[Begin Excerpted records]

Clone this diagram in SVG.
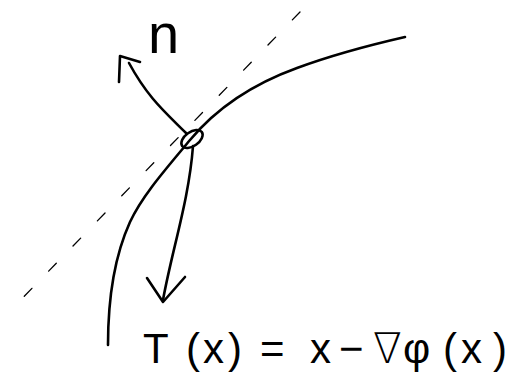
<svg xmlns="http://www.w3.org/2000/svg" width="510" height="375" viewBox="0 0 510 375">
<style>
.ink{fill:none;stroke:#000;stroke-width:2.6;stroke-linecap:round;stroke-linejoin:round}
.dash{fill:none;stroke:#000;stroke-width:1.3;stroke-linecap:round;stroke-dasharray:11 24}
.hand{font-family:"Liberation Sans","DejaVu Sans",sans-serif;fill:#000}
</style>
<rect width="510" height="375" fill="#fff"/>
<g id="tangent">
<path class="dash" d="M300,12 L8,313"/>
</g>
<g id="curve">
<path class="ink" d="M108,345 C108,300 115,255 130,222 C142,196 165,170 190,140 C215,110 250,85 297,68 C335,54 370,45 405,37"/>
</g>
<g id="point">
<ellipse class="ink" cx="192" cy="139" rx="12" ry="7" transform="rotate(-35 192 139)"/>
</g>
<g id="connectors">
<path class="ink" d="M186,133 C165,112 148,98 129,63"/>
<path class="ink" d="M119,82 L120,56 L140,62"/>
<path class="ink" d="M193,146 C189,200 172,250 163,300"/>
<path class="ink" d="M147,278 L163,302 L185,277"/>
</g>
<g id="labels">
<text class="hand" x="148" y="53" font-size="56">n</text>
<text class="hand" x="143 186 203 228 245 260 290 310 339 373 403 443 461 493" y="363" font-size="42" font-weight="300">T(x) = x−∇φ(x)</text>
</g>
</svg>
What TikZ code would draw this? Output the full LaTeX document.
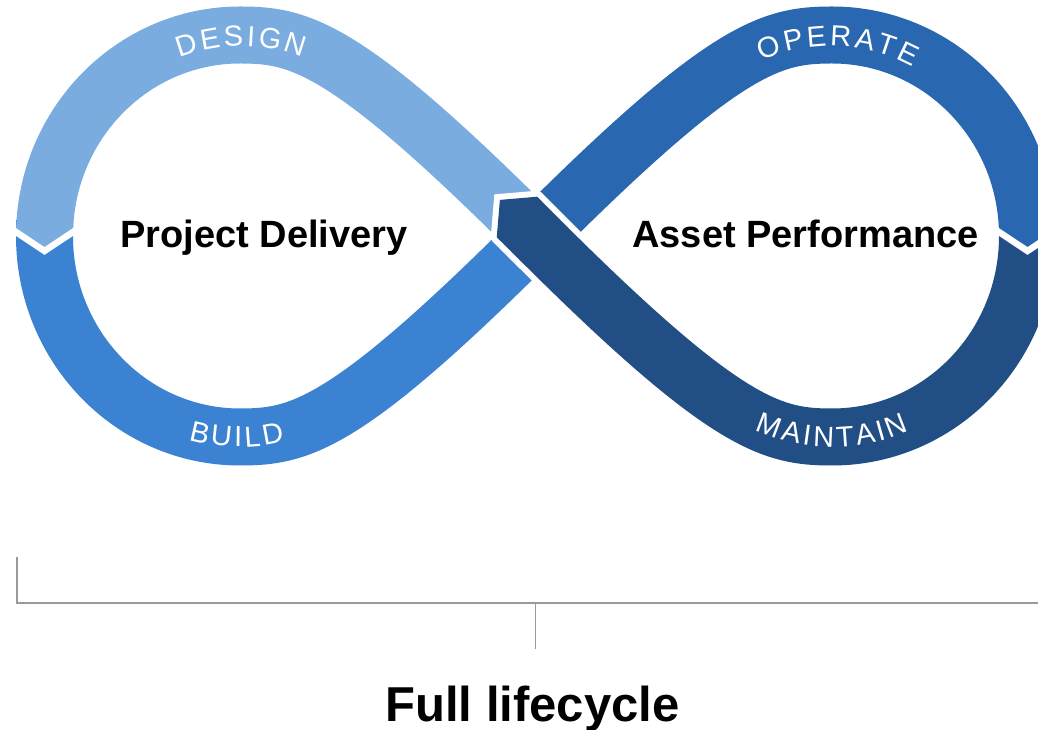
\documentclass[tikz,border=0pt]{standalone}
\usepackage{fontspec}
\setmainfont{Liberation Sans}
\usepackage{tikz}

\definecolor{designblue}{HTML}{7BACE0}
\definecolor{buildblue}{HTML}{3B82D2}
\definecolor{operateblue}{HTML}{2967B0}
\definecolor{maintainblue}{HTML}{204E85}
\definecolor{bracketgray}{HTML}{9A9A9A}

\begin{document}
\begin{tikzpicture}[x=1pt, y=1pt,
  band/.style={line width=57pt, line cap=butt, line join=round},
  lbl/.style={text=white, anchor=base, inner sep=0pt, font=\fontsize{29}{29}\selectfont},
  loopname/.style={anchor=base, inner sep=0pt, font=\fontsize{38}{38}\selectfont\bfseries},
  title/.style={anchor=base, inner sep=0pt, font=\fontsize{49}{49}\selectfont\bfseries}]
\useasboundingbox (0,0) rectangle (1038,730);
% Loop points
\coordinate (C) at (536,494);
\coordinate (Q) at (516.9,513.1);
\coordinate (T1) at (240,695);
\coordinate (L) at (44.5,494);
\coordinate (B1) at (240,293);
\coordinate (T2) at (832,695);
\coordinate (R) at (1027.5,494);
\coordinate (B2) at (832,293);

% Build
\draw[band, buildblue] (44.5,510) -- (L) .. controls (44.5,383) and (132,293) .. (B1)
  .. controls (300,293) and (346,304) .. (C);
% Design
\begin{scope}
\clip (-50,800) -- (700,800) -- (700,400) -- (110,400) -- (110,498) -- (73,498)
  -- (44.5,479) -- (16,498) -- (-50,498) -- cycle;
\draw[band, designblue] (C) .. controls (346,684) and (300,695) .. (T1)
  .. controls (132,695) and (44.5,605) .. (L) -- (44.5,460);
\end{scope}
% Operate
\begin{scope}
\clip (400,800) -- (1100,800) -- (1100,498) -- (1056,498) -- (1027.5,479)
  -- (999,498) -- (960,498) -- (960,400) -- (400,400) -- cycle;
\draw[band, operateblue] (C) .. controls (726,684) and (772,695) .. (T2)
  .. controls (940,695) and (1027.5,605) .. (R) -- (1027.5,460);
\end{scope}
% Maintain, over the crossing
\begin{scope}
\clip (400,580) -- (960,580) -- (960,498) -- (999,498) -- (1027.5,479)
  -- (1056,498) -- (1100,498) -- (1100,200) -- (400,200) -- cycle;
\draw[white, line width=12pt, line join=miter, miter limit=1.5, line cap=round]
  (537.05,533.25) -- (499.9,530.1) -- (496.75,492.95);
\draw[band, maintainblue, preaction={draw, white, line width=69pt}]
  (1027.5,510) -- (R) .. controls (1027.5,383) and (940,293) .. (B2)
  .. controls (772,293) and (726,304) .. (C) -- (Q);
\fill[maintainblue] (541.3,529) -- (537.05,533.25) -- (499.9,530.1)
  -- (496.75,492.95) -- (501,488.7) -- cycle;
\end{scope}
% Arrow cuts
\draw[white, line width=6.5pt, line join=miter] (8,503.3) -- (44.5,479) -- (81,503.3);
\draw[white, line width=6.5pt, line join=miter] (991,503.3) -- (1027.5,479) -- (1064,503.3);

% Band labels
\coordinate (dtop) at (241,516);
\coordinate (otop) at (831,516);
\coordinate (bbot) at (240,472);
\coordinate (mbot) at (832,472);
\foreach \ch/\a [count=\i] in {D/107.95, E/100.05, S/92.44, I/86.74, G/80.49, N/72.05}
  \node[lbl, rotate=\a-90] (des\i) at ([shift={(\a:168)}]dtop) {\ch};
\foreach \ch/\a [count=\i] in {O/110.47, P/102.30, E/94.68, R/86.79, A/78.90, T/71.55, E/64.21}
  \node[lbl, rotate=\a-90] (ope\i) at ([shift={(\a:168)}]otop) {\ch};
\foreach \ch/\a [count=\i] in {B/257.11, U/264.12, I/269.43, L/274.00, D/280.53}
  \node[lbl, rotate=\a-270] (bui\i) at ([shift={(\a:189)}]bbot) {\ch};
\foreach \ch/\a [count=\i] in {M/249.48, A/256.98, I/262.04, N/267.35, T/274.12, A/280.64, I/285.71, N/291.01}
  \node[lbl, rotate=\a-270] (mai\i) at ([shift={(\a:189)}]mbot) {\ch};

% Loop names
\node[loopname] (pd) at (264,482) {Project Delivery};
\node[loopname] (ap) at (805.5,482) {Asset Performance};

% Bracket
\coordinate (brl) at (17,173);
\coordinate (brc) at (535.5,127);
\coordinate (brr) at (1038,127);
\coordinate (brt) at (535.5,81);
\draw[bracketgray, line width=1.2pt] (brl) -- (17,127) -- (brr);
\draw[bracketgray, line width=1.2pt] (brc) -- (brt);
\node[title] (full) at (532.5,8) {Full lifecycle};
\end{tikzpicture}
\end{document}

[End Excerpted records]

Exactly reproduce the entries above, minus the pictures.

Task solution
Clone this diagram in SVG.
<svg xmlns="http://www.w3.org/2000/svg" width="510" height="375" viewBox="0 0 510 375">
<style>
.ink{fill:none;stroke:#000;stroke-width:2.6;stroke-linecap:round;stroke-linejoin:round}
.dash{fill:none;stroke:#000;stroke-width:1.3;stroke-linecap:round;stroke-dasharray:11 24}
.hand{font-family:"Liberation Sans","DejaVu Sans",sans-serif;fill:#000}
</style>
<rect width="510" height="375" fill="#fff"/>
<g id="tangent">
<path class="dash" d="M300,12 L8,313"/>
</g>
<g id="curve">
<path class="ink" d="M108,345 C108,300 115,255 130,222 C142,196 165,170 190,140 C215,110 250,85 297,68 C335,54 370,45 405,37"/>
</g>
<g id="point">
<ellipse class="ink" cx="192" cy="139" rx="12" ry="7" transform="rotate(-35 192 139)"/>
</g>
<g id="connectors">
<path class="ink" d="M186,133 C165,112 148,98 129,63"/>
<path class="ink" d="M119,82 L120,56 L140,62"/>
<path class="ink" d="M193,146 C189,200 172,250 163,300"/>
<path class="ink" d="M147,278 L163,302 L185,277"/>
</g>
<g id="labels">
<text class="hand" x="148" y="53" font-size="56">n</text>
<text class="hand" x="143 186 203 228 245 260 290 310 339 373 403 443 461 493" y="363" font-size="42" font-weight="300">T(x) = x−∇φ(x)</text>
</g>
</svg>
What TikZ code would draw this? Output the full LaTeX document.
\documentclass[tikz,border=0pt]{standalone}
\usepackage{fontspec}
\setmainfont{Liberation Sans}
\usepackage{tikz}

\definecolor{designblue}{HTML}{7BACE0}
\definecolor{buildblue}{HTML}{3B82D2}
\definecolor{operateblue}{HTML}{2967B0}
\definecolor{maintainblue}{HTML}{204E85}
\definecolor{bracketgray}{HTML}{9A9A9A}

\begin{document}
\begin{tikzpicture}[x=1pt, y=1pt,
  band/.style={line width=57pt, line cap=butt, line join=round},
  lbl/.style={text=white, anchor=base, inner sep=0pt, font=\fontsize{29}{29}\selectfont},
  loopname/.style={anchor=base, inner sep=0pt, font=\fontsize{38}{38}\selectfont\bfseries},
  title/.style={anchor=base, inner sep=0pt, font=\fontsize{49}{49}\selectfont\bfseries}]
\useasboundingbox (0,0) rectangle (1038,730);
% Loop points
\coordinate (C) at (536,494);
\coordinate (Q) at (516.9,513.1);
\coordinate (T1) at (240,695);
\coordinate (L) at (44.5,494);
\coordinate (B1) at (240,293);
\coordinate (T2) at (832,695);
\coordinate (R) at (1027.5,494);
\coordinate (B2) at (832,293);

% Build
\draw[band, buildblue] (44.5,510) -- (L) .. controls (44.5,383) and (132,293) .. (B1)
  .. controls (300,293) and (346,304) .. (C);
% Design
\begin{scope}
\clip (-50,800) -- (700,800) -- (700,400) -- (110,400) -- (110,498) -- (73,498)
  -- (44.5,479) -- (16,498) -- (-50,498) -- cycle;
\draw[band, designblue] (C) .. controls (346,684) and (300,695) .. (T1)
  .. controls (132,695) and (44.5,605) .. (L) -- (44.5,460);
\end{scope}
% Operate
\begin{scope}
\clip (400,800) -- (1100,800) -- (1100,498) -- (1056,498) -- (1027.5,479)
  -- (999,498) -- (960,498) -- (960,400) -- (400,400) -- cycle;
\draw[band, operateblue] (C) .. controls (726,684) and (772,695) .. (T2)
  .. controls (940,695) and (1027.5,605) .. (R) -- (1027.5,460);
\end{scope}
% Maintain, over the crossing
\begin{scope}
\clip (400,580) -- (960,580) -- (960,498) -- (999,498) -- (1027.5,479)
  -- (1056,498) -- (1100,498) -- (1100,200) -- (400,200) -- cycle;
\draw[white, line width=12pt, line join=miter, miter limit=1.5, line cap=round]
  (537.05,533.25) -- (499.9,530.1) -- (496.75,492.95);
\draw[band, maintainblue, preaction={draw, white, line width=69pt}]
  (1027.5,510) -- (R) .. controls (1027.5,383) and (940,293) .. (B2)
  .. controls (772,293) and (726,304) .. (C) -- (Q);
\fill[maintainblue] (541.3,529) -- (537.05,533.25) -- (499.9,530.1)
  -- (496.75,492.95) -- (501,488.7) -- cycle;
\end{scope}
% Arrow cuts
\draw[white, line width=6.5pt, line join=miter] (8,503.3) -- (44.5,479) -- (81,503.3);
\draw[white, line width=6.5pt, line join=miter] (991,503.3) -- (1027.5,479) -- (1064,503.3);

% Band labels
\coordinate (dtop) at (241,516);
\coordinate (otop) at (831,516);
\coordinate (bbot) at (240,472);
\coordinate (mbot) at (832,472);
\foreach \ch/\a [count=\i] in {D/107.95, E/100.05, S/92.44, I/86.74, G/80.49, N/72.05}
  \node[lbl, rotate=\a-90] (des\i) at ([shift={(\a:168)}]dtop) {\ch};
\foreach \ch/\a [count=\i] in {O/110.47, P/102.30, E/94.68, R/86.79, A/78.90, T/71.55, E/64.21}
  \node[lbl, rotate=\a-90] (ope\i) at ([shift={(\a:168)}]otop) {\ch};
\foreach \ch/\a [count=\i] in {B/257.11, U/264.12, I/269.43, L/274.00, D/280.53}
  \node[lbl, rotate=\a-270] (bui\i) at ([shift={(\a:189)}]bbot) {\ch};
\foreach \ch/\a [count=\i] in {M/249.48, A/256.98, I/262.04, N/267.35, T/274.12, A/280.64, I/285.71, N/291.01}
  \node[lbl, rotate=\a-270] (mai\i) at ([shift={(\a:189)}]mbot) {\ch};

% Loop names
\node[loopname] (pd) at (264,482) {Project Delivery};
\node[loopname] (ap) at (805.5,482) {Asset Performance};

% Bracket
\coordinate (brl) at (17,173);
\coordinate (brc) at (535.5,127);
\coordinate (brr) at (1038,127);
\coordinate (brt) at (535.5,81);
\draw[bracketgray, line width=1.2pt] (brl) -- (17,127) -- (brr);
\draw[bracketgray, line width=1.2pt] (brc) -- (brt);
\node[title] (full) at (532.5,8) {Full lifecycle};
\end{tikzpicture}
\end{document}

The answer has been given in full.